* **Aim**
Gather every line that includes the word "this", please.

* **Rows from a dataset of charts and code**
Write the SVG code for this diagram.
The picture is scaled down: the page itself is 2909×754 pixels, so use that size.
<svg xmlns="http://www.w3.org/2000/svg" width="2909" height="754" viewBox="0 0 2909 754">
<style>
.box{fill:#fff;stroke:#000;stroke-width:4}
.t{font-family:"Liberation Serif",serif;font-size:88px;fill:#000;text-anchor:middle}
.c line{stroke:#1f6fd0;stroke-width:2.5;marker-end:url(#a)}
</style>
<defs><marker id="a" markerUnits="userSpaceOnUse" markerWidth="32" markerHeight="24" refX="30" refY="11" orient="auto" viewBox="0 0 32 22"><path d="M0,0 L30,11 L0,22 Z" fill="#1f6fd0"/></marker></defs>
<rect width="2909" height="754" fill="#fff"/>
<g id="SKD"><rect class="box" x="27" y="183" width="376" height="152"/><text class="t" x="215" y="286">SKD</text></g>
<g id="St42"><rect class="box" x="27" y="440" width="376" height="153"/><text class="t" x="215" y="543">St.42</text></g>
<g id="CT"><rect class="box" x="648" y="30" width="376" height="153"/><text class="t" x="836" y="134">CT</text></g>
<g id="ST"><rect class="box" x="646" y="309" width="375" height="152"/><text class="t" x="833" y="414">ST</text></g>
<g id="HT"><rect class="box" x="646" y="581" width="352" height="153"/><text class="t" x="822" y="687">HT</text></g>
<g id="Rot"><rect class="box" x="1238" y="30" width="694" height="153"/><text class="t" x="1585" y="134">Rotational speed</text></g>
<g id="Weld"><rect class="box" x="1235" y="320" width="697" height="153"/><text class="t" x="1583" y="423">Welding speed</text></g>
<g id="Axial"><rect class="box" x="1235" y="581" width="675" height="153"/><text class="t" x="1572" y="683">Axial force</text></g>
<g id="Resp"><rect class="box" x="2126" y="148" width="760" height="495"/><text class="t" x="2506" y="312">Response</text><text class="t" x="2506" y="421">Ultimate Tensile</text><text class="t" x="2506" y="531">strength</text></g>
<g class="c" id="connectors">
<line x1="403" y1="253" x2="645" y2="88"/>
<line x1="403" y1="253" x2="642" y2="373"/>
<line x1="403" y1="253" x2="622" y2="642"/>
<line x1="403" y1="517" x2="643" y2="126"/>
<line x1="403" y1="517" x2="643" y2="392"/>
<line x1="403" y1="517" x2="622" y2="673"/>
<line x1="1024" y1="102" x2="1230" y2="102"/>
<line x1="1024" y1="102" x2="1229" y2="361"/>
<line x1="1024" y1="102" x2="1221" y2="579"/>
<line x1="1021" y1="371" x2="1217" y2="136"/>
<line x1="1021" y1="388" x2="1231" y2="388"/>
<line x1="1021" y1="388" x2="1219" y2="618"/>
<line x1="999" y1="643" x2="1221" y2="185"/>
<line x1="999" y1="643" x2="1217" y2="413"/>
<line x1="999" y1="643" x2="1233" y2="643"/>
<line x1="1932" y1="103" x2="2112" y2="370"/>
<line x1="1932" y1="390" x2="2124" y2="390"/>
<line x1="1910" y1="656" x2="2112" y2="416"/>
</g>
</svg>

* * *

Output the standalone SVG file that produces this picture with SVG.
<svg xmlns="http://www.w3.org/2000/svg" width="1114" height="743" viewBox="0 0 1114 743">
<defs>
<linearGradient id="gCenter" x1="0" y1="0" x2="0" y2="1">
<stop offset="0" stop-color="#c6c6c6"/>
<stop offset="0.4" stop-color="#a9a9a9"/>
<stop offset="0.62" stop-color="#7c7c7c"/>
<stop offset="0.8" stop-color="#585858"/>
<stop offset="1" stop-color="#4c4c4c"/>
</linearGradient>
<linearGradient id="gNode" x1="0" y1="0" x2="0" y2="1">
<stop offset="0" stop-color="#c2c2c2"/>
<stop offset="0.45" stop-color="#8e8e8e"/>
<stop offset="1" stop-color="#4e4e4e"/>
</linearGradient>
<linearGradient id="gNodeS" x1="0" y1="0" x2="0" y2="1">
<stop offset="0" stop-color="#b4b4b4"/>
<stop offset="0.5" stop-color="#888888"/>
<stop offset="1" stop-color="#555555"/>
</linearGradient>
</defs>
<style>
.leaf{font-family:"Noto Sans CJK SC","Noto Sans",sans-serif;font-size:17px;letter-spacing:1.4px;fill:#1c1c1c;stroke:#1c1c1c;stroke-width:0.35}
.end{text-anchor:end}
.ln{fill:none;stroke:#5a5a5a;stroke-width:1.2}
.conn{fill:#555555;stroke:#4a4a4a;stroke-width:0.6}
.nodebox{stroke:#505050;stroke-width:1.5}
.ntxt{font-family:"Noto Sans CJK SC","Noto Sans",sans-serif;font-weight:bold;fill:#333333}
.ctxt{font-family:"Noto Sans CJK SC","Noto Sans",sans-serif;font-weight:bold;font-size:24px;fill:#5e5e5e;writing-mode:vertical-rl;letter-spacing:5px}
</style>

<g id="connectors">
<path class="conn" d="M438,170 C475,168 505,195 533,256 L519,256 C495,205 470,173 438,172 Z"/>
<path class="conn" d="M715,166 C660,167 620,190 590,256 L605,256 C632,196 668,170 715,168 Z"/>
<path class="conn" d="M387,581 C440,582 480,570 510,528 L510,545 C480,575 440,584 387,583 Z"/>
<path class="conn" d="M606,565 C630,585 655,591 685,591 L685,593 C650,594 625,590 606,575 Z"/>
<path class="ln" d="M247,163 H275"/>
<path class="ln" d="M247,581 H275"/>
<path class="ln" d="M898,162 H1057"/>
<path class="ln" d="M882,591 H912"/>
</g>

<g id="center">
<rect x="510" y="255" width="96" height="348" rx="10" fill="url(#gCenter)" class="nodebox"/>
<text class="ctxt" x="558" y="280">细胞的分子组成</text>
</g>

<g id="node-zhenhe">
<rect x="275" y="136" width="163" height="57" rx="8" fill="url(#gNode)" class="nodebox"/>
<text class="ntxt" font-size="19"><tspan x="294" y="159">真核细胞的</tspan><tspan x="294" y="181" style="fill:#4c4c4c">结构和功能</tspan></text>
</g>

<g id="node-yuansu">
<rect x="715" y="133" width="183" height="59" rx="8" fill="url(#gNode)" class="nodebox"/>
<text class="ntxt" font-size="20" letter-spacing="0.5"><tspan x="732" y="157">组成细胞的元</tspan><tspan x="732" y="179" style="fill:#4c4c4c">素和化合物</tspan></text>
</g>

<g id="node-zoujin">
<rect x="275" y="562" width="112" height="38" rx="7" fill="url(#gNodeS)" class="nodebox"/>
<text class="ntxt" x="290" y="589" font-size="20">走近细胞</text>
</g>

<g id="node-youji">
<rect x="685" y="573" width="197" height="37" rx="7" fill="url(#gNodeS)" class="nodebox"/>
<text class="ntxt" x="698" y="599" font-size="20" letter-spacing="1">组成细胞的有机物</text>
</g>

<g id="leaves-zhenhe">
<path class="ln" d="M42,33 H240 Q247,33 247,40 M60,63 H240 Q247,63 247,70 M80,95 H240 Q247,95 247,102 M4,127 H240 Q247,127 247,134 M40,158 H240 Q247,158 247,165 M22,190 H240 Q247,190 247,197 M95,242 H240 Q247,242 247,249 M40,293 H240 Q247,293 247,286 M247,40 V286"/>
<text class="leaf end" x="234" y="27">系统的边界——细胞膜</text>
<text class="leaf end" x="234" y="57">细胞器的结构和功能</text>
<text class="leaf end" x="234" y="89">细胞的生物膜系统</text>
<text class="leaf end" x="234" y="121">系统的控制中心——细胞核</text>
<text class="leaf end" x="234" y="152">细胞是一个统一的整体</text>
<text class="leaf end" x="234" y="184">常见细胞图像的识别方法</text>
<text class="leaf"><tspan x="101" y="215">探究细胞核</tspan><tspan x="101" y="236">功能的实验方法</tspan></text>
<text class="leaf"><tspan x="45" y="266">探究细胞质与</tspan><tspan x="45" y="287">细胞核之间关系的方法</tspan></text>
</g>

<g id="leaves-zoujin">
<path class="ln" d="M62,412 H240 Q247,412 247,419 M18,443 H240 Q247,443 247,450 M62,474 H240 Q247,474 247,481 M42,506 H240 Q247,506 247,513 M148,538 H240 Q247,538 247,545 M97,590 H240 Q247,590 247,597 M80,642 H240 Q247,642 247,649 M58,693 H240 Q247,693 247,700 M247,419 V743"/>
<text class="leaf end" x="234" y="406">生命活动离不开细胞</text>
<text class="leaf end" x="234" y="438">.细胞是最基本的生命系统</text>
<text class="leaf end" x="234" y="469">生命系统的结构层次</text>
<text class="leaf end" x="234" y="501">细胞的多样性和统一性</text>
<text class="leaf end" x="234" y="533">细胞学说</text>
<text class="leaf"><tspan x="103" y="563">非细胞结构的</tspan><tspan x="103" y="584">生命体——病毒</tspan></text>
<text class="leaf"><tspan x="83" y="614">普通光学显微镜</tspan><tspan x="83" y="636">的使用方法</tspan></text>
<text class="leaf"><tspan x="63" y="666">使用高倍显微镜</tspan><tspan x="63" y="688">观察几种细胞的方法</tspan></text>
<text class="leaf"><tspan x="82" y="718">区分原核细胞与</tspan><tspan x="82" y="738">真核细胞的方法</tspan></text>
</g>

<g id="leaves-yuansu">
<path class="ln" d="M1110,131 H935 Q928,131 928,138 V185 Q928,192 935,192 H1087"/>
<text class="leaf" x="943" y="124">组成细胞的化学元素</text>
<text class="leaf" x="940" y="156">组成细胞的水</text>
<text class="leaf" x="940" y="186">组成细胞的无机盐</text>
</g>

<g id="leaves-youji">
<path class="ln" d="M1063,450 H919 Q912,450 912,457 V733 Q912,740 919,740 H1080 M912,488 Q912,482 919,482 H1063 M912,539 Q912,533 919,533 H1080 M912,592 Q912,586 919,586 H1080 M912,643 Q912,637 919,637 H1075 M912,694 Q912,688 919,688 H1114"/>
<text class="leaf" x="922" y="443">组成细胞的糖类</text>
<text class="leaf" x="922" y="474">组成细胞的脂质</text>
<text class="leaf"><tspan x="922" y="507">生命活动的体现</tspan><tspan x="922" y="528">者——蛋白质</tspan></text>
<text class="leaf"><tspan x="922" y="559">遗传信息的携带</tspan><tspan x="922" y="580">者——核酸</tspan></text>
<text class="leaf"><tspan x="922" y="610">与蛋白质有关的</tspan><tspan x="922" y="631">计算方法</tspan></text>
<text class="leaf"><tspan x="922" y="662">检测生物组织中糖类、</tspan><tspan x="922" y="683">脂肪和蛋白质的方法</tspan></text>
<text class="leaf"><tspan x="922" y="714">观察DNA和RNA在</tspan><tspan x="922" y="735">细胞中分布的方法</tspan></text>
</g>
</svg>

* **Answer to the problem**
Write the SVG code for this diagram.
Output the standalone SVG file that produces this picture with SVG.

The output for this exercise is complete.